TASK PROMPT |
Leave out the pictures and reproduce all of the data exactly.

EXERCISE INPUTS |
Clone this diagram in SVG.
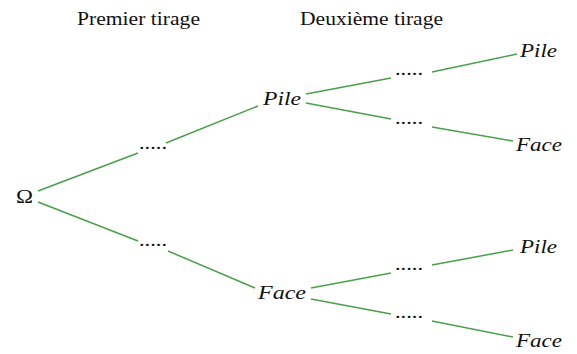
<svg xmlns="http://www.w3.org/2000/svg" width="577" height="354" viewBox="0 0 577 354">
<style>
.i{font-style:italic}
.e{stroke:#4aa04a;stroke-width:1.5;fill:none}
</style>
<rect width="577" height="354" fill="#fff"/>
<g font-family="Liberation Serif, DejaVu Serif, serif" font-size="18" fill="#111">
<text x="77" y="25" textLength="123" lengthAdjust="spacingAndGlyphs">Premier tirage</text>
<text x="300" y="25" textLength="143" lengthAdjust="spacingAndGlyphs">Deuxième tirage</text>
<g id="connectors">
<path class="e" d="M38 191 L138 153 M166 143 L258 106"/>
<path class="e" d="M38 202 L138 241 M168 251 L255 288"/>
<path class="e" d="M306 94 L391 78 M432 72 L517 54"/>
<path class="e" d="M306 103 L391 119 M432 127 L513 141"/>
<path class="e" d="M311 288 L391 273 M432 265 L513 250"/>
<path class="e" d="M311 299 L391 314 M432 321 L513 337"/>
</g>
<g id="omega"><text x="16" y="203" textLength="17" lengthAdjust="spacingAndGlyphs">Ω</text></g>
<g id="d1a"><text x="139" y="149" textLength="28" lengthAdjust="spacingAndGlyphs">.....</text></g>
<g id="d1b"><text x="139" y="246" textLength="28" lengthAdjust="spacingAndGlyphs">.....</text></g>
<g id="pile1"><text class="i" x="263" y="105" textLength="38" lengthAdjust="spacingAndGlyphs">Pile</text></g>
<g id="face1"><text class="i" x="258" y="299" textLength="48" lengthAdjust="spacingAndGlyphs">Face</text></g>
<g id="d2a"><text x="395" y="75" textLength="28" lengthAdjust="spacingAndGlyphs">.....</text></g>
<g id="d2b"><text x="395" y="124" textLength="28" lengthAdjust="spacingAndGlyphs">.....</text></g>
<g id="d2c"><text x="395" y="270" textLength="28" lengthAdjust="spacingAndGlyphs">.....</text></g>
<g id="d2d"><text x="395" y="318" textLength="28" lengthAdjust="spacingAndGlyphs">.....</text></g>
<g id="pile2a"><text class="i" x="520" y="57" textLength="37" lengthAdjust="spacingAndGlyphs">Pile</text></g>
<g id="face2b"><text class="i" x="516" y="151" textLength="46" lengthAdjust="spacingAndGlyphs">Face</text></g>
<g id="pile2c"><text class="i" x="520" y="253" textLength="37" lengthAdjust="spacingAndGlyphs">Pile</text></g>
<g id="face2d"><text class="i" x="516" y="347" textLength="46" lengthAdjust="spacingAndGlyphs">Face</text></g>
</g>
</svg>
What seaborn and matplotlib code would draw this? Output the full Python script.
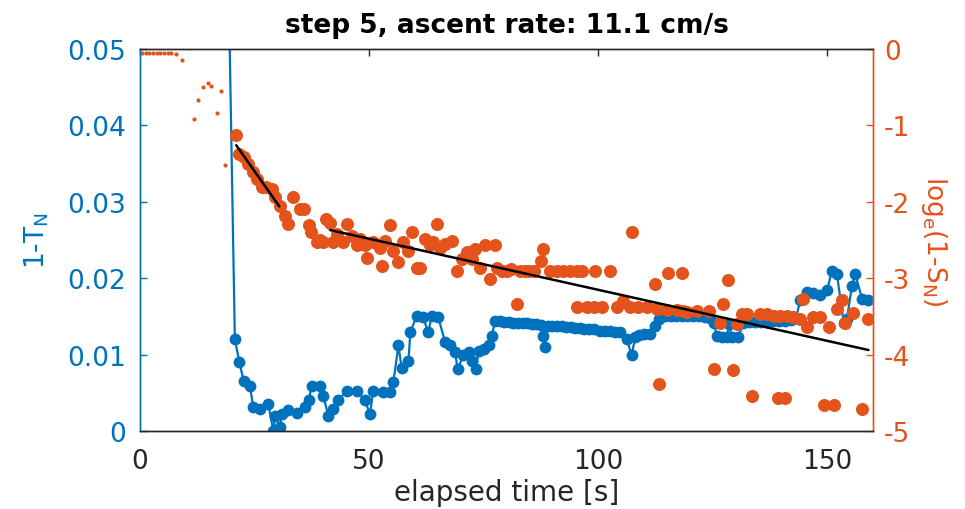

TASK SOLUTION |
Clone this diagram in SVG.
<svg xmlns="http://www.w3.org/2000/svg" width="577" height="354" viewBox="0 0 577 354">
<style>
.i{font-style:italic}
.e{stroke:#4aa04a;stroke-width:1.5;fill:none}
</style>
<rect width="577" height="354" fill="#fff"/>
<g font-family="Liberation Serif, DejaVu Serif, serif" font-size="18" fill="#111">
<text x="77" y="25" textLength="123" lengthAdjust="spacingAndGlyphs">Premier tirage</text>
<text x="300" y="25" textLength="143" lengthAdjust="spacingAndGlyphs">Deuxième tirage</text>
<g id="connectors">
<path class="e" d="M38 191 L138 153 M166 143 L258 106"/>
<path class="e" d="M38 202 L138 241 M168 251 L255 288"/>
<path class="e" d="M306 94 L391 78 M432 72 L517 54"/>
<path class="e" d="M306 103 L391 119 M432 127 L513 141"/>
<path class="e" d="M311 288 L391 273 M432 265 L513 250"/>
<path class="e" d="M311 299 L391 314 M432 321 L513 337"/>
</g>
<g id="omega"><text x="16" y="203" textLength="17" lengthAdjust="spacingAndGlyphs">Ω</text></g>
<g id="d1a"><text x="139" y="149" textLength="28" lengthAdjust="spacingAndGlyphs">.....</text></g>
<g id="d1b"><text x="139" y="246" textLength="28" lengthAdjust="spacingAndGlyphs">.....</text></g>
<g id="pile1"><text class="i" x="263" y="105" textLength="38" lengthAdjust="spacingAndGlyphs">Pile</text></g>
<g id="face1"><text class="i" x="258" y="299" textLength="48" lengthAdjust="spacingAndGlyphs">Face</text></g>
<g id="d2a"><text x="395" y="75" textLength="28" lengthAdjust="spacingAndGlyphs">.....</text></g>
<g id="d2b"><text x="395" y="124" textLength="28" lengthAdjust="spacingAndGlyphs">.....</text></g>
<g id="d2c"><text x="395" y="270" textLength="28" lengthAdjust="spacingAndGlyphs">.....</text></g>
<g id="d2d"><text x="395" y="318" textLength="28" lengthAdjust="spacingAndGlyphs">.....</text></g>
<g id="pile2a"><text class="i" x="520" y="57" textLength="37" lengthAdjust="spacingAndGlyphs">Pile</text></g>
<g id="face2b"><text class="i" x="516" y="151" textLength="46" lengthAdjust="spacingAndGlyphs">Face</text></g>
<g id="pile2c"><text class="i" x="520" y="253" textLength="37" lengthAdjust="spacingAndGlyphs">Pile</text></g>
<g id="face2d"><text class="i" x="516" y="347" textLength="46" lengthAdjust="spacingAndGlyphs">Face</text></g>
</g>
</svg>
What seaborn and matplotlib code would draw this? Output the full Python script.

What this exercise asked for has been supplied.